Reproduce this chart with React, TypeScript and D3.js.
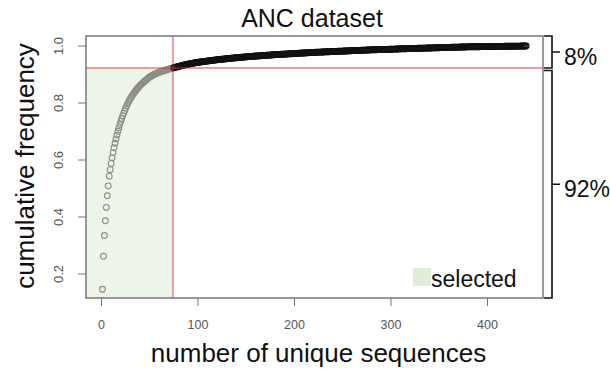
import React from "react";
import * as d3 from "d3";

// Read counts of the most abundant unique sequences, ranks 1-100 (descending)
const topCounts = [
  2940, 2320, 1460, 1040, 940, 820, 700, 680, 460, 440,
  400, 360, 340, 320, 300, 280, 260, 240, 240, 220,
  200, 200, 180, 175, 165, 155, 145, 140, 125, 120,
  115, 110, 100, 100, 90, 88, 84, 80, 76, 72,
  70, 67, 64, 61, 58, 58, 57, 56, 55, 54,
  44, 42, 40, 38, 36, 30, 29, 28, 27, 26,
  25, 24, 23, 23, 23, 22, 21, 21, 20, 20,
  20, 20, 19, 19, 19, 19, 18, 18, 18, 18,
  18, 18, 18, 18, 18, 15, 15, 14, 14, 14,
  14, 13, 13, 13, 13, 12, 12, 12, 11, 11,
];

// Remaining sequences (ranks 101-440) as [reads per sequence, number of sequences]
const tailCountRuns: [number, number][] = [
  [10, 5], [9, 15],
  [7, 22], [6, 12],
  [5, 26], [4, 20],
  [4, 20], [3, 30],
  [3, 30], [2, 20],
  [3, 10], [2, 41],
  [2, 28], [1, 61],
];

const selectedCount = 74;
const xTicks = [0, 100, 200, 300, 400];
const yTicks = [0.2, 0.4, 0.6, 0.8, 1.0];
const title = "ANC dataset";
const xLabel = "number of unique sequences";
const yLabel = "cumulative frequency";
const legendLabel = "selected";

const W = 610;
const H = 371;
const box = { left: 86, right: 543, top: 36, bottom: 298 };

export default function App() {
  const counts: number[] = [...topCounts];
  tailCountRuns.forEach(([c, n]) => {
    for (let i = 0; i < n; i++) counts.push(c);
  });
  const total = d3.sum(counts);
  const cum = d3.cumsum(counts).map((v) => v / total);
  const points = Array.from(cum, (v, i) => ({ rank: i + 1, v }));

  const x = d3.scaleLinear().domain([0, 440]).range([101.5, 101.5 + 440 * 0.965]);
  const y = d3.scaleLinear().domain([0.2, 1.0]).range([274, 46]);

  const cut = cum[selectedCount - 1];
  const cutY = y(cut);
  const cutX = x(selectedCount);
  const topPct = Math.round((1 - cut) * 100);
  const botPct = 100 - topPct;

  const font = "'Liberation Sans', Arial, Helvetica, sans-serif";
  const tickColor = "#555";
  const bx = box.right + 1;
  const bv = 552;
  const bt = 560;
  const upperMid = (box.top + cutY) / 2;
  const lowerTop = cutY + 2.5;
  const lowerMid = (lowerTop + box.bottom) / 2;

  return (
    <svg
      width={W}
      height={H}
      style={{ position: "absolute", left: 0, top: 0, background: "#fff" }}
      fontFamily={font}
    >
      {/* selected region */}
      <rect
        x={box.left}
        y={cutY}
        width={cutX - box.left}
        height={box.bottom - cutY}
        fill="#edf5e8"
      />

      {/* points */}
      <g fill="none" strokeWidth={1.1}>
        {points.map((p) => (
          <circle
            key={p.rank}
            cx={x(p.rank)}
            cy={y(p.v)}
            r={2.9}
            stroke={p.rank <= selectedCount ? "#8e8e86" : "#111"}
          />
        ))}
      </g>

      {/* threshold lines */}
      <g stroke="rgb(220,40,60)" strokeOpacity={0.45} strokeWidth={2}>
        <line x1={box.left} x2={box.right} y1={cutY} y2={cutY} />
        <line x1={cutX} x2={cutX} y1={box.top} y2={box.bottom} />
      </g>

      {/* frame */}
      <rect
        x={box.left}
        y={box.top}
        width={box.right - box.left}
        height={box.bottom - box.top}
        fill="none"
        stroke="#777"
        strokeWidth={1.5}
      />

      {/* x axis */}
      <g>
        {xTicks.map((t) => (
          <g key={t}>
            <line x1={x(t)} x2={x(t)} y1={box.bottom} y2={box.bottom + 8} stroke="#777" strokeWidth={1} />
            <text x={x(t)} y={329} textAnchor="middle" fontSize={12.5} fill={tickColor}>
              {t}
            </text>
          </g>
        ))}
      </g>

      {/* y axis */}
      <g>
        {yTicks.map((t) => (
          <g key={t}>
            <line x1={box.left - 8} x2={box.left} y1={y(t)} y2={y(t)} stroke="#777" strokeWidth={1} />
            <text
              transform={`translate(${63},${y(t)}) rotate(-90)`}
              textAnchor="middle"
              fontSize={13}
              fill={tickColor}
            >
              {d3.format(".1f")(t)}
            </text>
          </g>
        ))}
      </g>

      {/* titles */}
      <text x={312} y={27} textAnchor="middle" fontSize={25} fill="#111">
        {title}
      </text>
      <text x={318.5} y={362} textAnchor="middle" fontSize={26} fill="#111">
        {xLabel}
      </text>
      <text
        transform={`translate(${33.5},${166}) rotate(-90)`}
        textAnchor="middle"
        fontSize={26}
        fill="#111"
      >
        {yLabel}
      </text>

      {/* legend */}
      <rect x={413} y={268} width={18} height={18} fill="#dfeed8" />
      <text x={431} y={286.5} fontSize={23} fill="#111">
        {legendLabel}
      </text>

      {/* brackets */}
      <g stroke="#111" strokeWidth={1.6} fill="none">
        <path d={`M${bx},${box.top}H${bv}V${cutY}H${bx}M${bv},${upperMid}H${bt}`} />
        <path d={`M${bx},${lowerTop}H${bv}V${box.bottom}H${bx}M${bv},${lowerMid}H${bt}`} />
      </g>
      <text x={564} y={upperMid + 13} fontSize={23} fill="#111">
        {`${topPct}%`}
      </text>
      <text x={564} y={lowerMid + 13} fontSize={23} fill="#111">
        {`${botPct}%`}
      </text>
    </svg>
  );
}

- - - -

**What this task involves**
Return each line exactly as written. Any picture gets left out.

**Complete answer**
Reproduce this chart with React, TypeScript and D3.js.
import React from "react";
import * as d3 from "d3";

// Read counts of the most abundant unique sequences, ranks 1-100 (descending)
const topCounts = [
  2940, 2320, 1460, 1040, 940, 820, 700, 680, 460, 440,
  400, 360, 340, 320, 300, 280, 260, 240, 240, 220,
  200, 200, 180, 175, 165, 155, 145, 140, 125, 120,
  115, 110, 100, 100, 90, 88, 84, 80, 76, 72,
  70, 67, 64, 61, 58, 58, 57, 56, 55, 54,
  44, 42, 40, 38, 36, 30, 29, 28, 27, 26,
  25, 24, 23, 23, 23, 22, 21, 21, 20, 20,
  20, 20, 19, 19, 19, 19, 18, 18, 18, 18,
  18, 18, 18, 18, 18, 15, 15, 14, 14, 14,
  14, 13, 13, 13, 13, 12, 12, 12, 11, 11,
];

// Remaining sequences (ranks 101-440) as [reads per sequence, number of sequences]
const tailCountRuns: [number, number][] = [
  [10, 5], [9, 15],
  [7, 22], [6, 12],
  [5, 26], [4, 20],
  [4, 20], [3, 30],
  [3, 30], [2, 20],
  [3, 10], [2, 41],
  [2, 28], [1, 61],
];

const selectedCount = 74;
const xTicks = [0, 100, 200, 300, 400];
const yTicks = [0.2, 0.4, 0.6, 0.8, 1.0];
const title = "ANC dataset";
const xLabel = "number of unique sequences";
const yLabel = "cumulative frequency";
const legendLabel = "selected";

const W = 610;
const H = 371;
const box = { left: 86, right: 543, top: 36, bottom: 298 };

export default function App() {
  const counts: number[] = [...topCounts];
  tailCountRuns.forEach(([c, n]) => {
    for (let i = 0; i < n; i++) counts.push(c);
  });
  const total = d3.sum(counts);
  const cum = d3.cumsum(counts).map((v) => v / total);
  const points = Array.from(cum, (v, i) => ({ rank: i + 1, v }));

  const x = d3.scaleLinear().domain([0, 440]).range([101.5, 101.5 + 440 * 0.965]);
  const y = d3.scaleLinear().domain([0.2, 1.0]).range([274, 46]);

  const cut = cum[selectedCount - 1];
  const cutY = y(cut);
  const cutX = x(selectedCount);
  const topPct = Math.round((1 - cut) * 100);
  const botPct = 100 - topPct;

  const font = "'Liberation Sans', Arial, Helvetica, sans-serif";
  const tickColor = "#555";
  const bx = box.right + 1;
  const bv = 552;
  const bt = 560;
  const upperMid = (box.top + cutY) / 2;
  const lowerTop = cutY + 2.5;
  const lowerMid = (lowerTop + box.bottom) / 2;

  return (
    <svg
      width={W}
      height={H}
      style={{ position: "absolute", left: 0, top: 0, background: "#fff" }}
      fontFamily={font}
    >
      {/* selected region */}
      <rect
        x={box.left}
        y={cutY}
        width={cutX - box.left}
        height={box.bottom - cutY}
        fill="#edf5e8"
      />

      {/* points */}
      <g fill="none" strokeWidth={1.1}>
        {points.map((p) => (
          <circle
            key={p.rank}
            cx={x(p.rank)}
            cy={y(p.v)}
            r={2.9}
            stroke={p.rank <= selectedCount ? "#8e8e86" : "#111"}
          />
        ))}
      </g>

      {/* threshold lines */}
      <g stroke="rgb(220,40,60)" strokeOpacity={0.45} strokeWidth={2}>
        <line x1={box.left} x2={box.right} y1={cutY} y2={cutY} />
        <line x1={cutX} x2={cutX} y1={box.top} y2={box.bottom} />
      </g>

      {/* frame */}
      <rect
        x={box.left}
        y={box.top}
        width={box.right - box.left}
        height={box.bottom - box.top}
        fill="none"
        stroke="#777"
        strokeWidth={1.5}
      />

      {/* x axis */}
      <g>
        {xTicks.map((t) => (
          <g key={t}>
            <line x1={x(t)} x2={x(t)} y1={box.bottom} y2={box.bottom + 8} stroke="#777" strokeWidth={1} />
            <text x={x(t)} y={329} textAnchor="middle" fontSize={12.5} fill={tickColor}>
              {t}
            </text>
          </g>
        ))}
      </g>

      {/* y axis */}
      <g>
        {yTicks.map((t) => (
          <g key={t}>
            <line x1={box.left - 8} x2={box.left} y1={y(t)} y2={y(t)} stroke="#777" strokeWidth={1} />
            <text
              transform={`translate(${63},${y(t)}) rotate(-90)`}
              textAnchor="middle"
              fontSize={13}
              fill={tickColor}
            >
              {d3.format(".1f")(t)}
            </text>
          </g>
        ))}
      </g>

      {/* titles */}
      <text x={312} y={27} textAnchor="middle" fontSize={25} fill="#111">
        {title}
      </text>
      <text x={318.5} y={362} textAnchor="middle" fontSize={26} fill="#111">
        {xLabel}
      </text>
      <text
        transform={`translate(${33.5},${166}) rotate(-90)`}
        textAnchor="middle"
        fontSize={26}
        fill="#111"
      >
        {yLabel}
      </text>

      {/* legend */}
      <rect x={413} y={268} width={18} height={18} fill="#dfeed8" />
      <text x={431} y={286.5} fontSize={23} fill="#111">
        {legendLabel}
      </text>

      {/* brackets */}
      <g stroke="#111" strokeWidth={1.6} fill="none">
        <path d={`M${bx},${box.top}H${bv}V${cutY}H${bx}M${bv},${upperMid}H${bt}`} />
        <path d={`M${bx},${lowerTop}H${bv}V${box.bottom}H${bx}M${bv},${lowerMid}H${bt}`} />
      </g>
      <text x={564} y={upperMid + 13} fontSize={23} fill="#111">
        {`${topPct}%`}
      </text>
      <text x={564} y={lowerMid + 13} fontSize={23} fill="#111">
        {`${botPct}%`}
      </text>
    </svg>
  );
}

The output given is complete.